I think it’s still a bit of a secret to the students here, past and present, that some of the students who thrive most or get the most out of this place (and others like it) are those who try not to care too much about it all. I’ve had a couple of “B” students over the years where I think they’re better, more capable all-around intellects and people than some of my most conventionally strong “A” students. The “A” students tend to be more like me or other faculty, to know how to navigate the game as we define it, but often not to know how or when to defy, ignore or circumvent the game. There are exceptions: there is also a kind of occasional “A” student here who is almost terrifying in their sense of self-possession–I can think of a couple of alums in academia, two journalists, and a few other alums I’ve known who could be described that way. Good for them, but that’s rare. The thing anyone can do is make sure you’re playing and not being played, whatever your grades, and I think some of the students who end up with a partially negative sense of their time here are the ones who felt that they have no choice but to be played. You always have choices.

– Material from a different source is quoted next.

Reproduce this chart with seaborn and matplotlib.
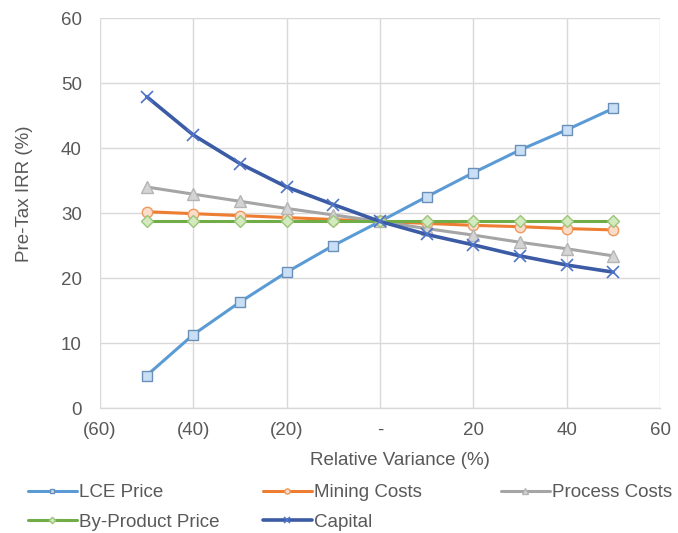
import matplotlib
matplotlib.use("Agg")
import matplotlib.pyplot as plt
import seaborn as sns
import pandas as pd

variance = [-50, -40, -30, -20, -10, 0, 10, 20, 30, 40, 50]
lce_price = [5.0, 11.3, 16.3, 20.9, 25.0, 28.7, 32.5, 36.2, 39.7, 42.8, 46.1]
mining_costs = [30.2, 29.9, 29.6, 29.3, 29.0, 28.7, 28.4, 28.1, 27.9, 27.6, 27.4]
process_costs = [34.0, 32.9, 31.8, 30.7, 29.7, 28.7, 27.6, 26.6, 25.5, 24.5, 23.4]
byproduct_price = [28.7, 28.7, 28.7, 28.7, 28.7, 28.7, 28.7, 28.7, 28.7, 28.7, 28.7]
capital = [47.9, 42.0, 37.6, 34.0, 31.3, 28.7, 26.7, 25.1, 23.4, 22.0, 20.9]

series_names = ["LCE Price", "Mining Costs", "Process Costs", "By-Product Price", "Capital"]
series_values = [lce_price, mining_costs, process_costs, byproduct_price, capital]

xtick_vals = [-60, -40, -20, 0, 20, 40, 60]
xtick_labels = ["(60)", "(40)", "(20)", "-", "20", "40", "60"]
ytick_vals = [0, 10, 20, 30, 40, 50, 60]

styles = {
    "LCE Price": dict(color="#5B9BD5", marker="s", mfc="#C9DFF5", mec="#6A8FB8", ms=7, mew=1.0, lw=2.2),
    "Mining Costs": dict(color="#ED7D31", marker="o", mfc="#FBDCC8", mec="#ED9A60", ms=7.5, mew=1.0, lw=2.2),
    "Process Costs": dict(color="#A5A5A5", marker="^", mfc="#D4D4D4", mec="#B5B5B5", ms=8, mew=1.0, lw=2.2),
    "By-Product Price": dict(color="#70AD47", marker="D", mfc="#D3EABF", mec="#9CC47A", ms=6.5, mew=1.0, lw=2.2),
    "Capital": dict(color="#3B5BA5", marker="x", mfc="#3B5BA5", mec="#4F74C8", ms=8, mew=1.2, lw=2.6),
}

df = pd.DataFrame({
    "variance": variance * len(series_names),
    "irr": [v for vals in series_values for v in vals],
    "series": [n for n in series_names for _ in variance],
})

sns.set_style("white")
plt.rcParams["font.family"] = ["Liberation Sans", "DejaVu Sans"]

FS = 13.5
GREY = "#595959"

fig = plt.figure(figsize=(6.78, 5.33), dpi=100)
ax = fig.add_axes([0.1475, 0.2345, 0.826, 0.7317])

for name in series_names:
    s = styles[name]
    sub = df[df["series"] == name]
    sns.lineplot(data=sub, x="variance", y="irr", ax=ax, color=s["color"], lw=s["lw"],
                 marker=s["marker"], markersize=s["ms"], markerfacecolor=s["mfc"],
                 markeredgecolor=s["mec"], markeredgewidth=s["mew"], label=name,
                 legend=False, zorder=3)

ax.set_xlim(-60, 60)
ax.set_ylim(0, 60)
ax.set_xticks(xtick_vals)
ax.set_xticklabels(xtick_labels)
ax.set_yticks(ytick_vals)
ax.grid(True, color="#D9D9D9", lw=1.0)
ax.set_axisbelow(True)
for side in ["top", "right", "left"]:
    ax.spines[side].set_visible(False)
ax.spines["bottom"].set_color("#D9D9D9")
ax.spines["bottom"].set_linewidth(1.0)
ax.tick_params(axis="both", length=0, labelsize=FS, colors=GREY)
ax.tick_params(axis="x", pad=10)
ax.tick_params(axis="y", pad=13)
ax.set_xlabel("Relative Variance (%)", fontsize=FS, color=GREY)
ax.set_ylabel("Pre-Tax IRR (%)", fontsize=FS, color=GREY)
ax.xaxis.set_label_coords(0.535, -0.113)
ax.yaxis.set_label_coords(-0.12, 0.55)

handles, labels = ax.get_legend_handles_labels()
hmap = dict(zip(labels, handles))
columns = [(["LCE Price", "By-Product Price"], 28),
           (["Mining Costs", "Capital"], 263),
           (["Process Costs"], 501)]
for names, xpx in columns:
    leg = fig.legend([hmap[n] for n in names], names, loc="upper left",
                     bbox_to_anchor=(xpx / 678, 1 - 484 / 533), ncol=1,
                     frameon=False, fontsize=FS, markerscale=0.5, handlelength=2.6,
                     handletextpad=0.1, labelspacing=0.68, borderpad=0, borderaxespad=0)
    for t in leg.get_texts():
        t.set_color(GREY)

fig.savefig("out.png", dpi=100)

Still, I also think it’s partly our fault as a faculty in this place, partly the collective culture of academia, and also partly the fault of various pressures and expectations put upon our students by themselves and by people who matter to them in their personal lives. I do think we can do a better job explaining what we do and why we do it. I suspect if we did a better job, we’d do a lot of what we do differently. Intensity when you’re full of passion, commitment, lost in something abiding and authentic, is very different than a kind of multitasking, routinized, just-because intensity, the intensity of having three humdrum essays and a mid-term exam due on the same day. You can’t expect to deliver the former intensity consistently as a service to your students (by its nature it is elusive) but it would not be unreasonable to strive for it for insistently.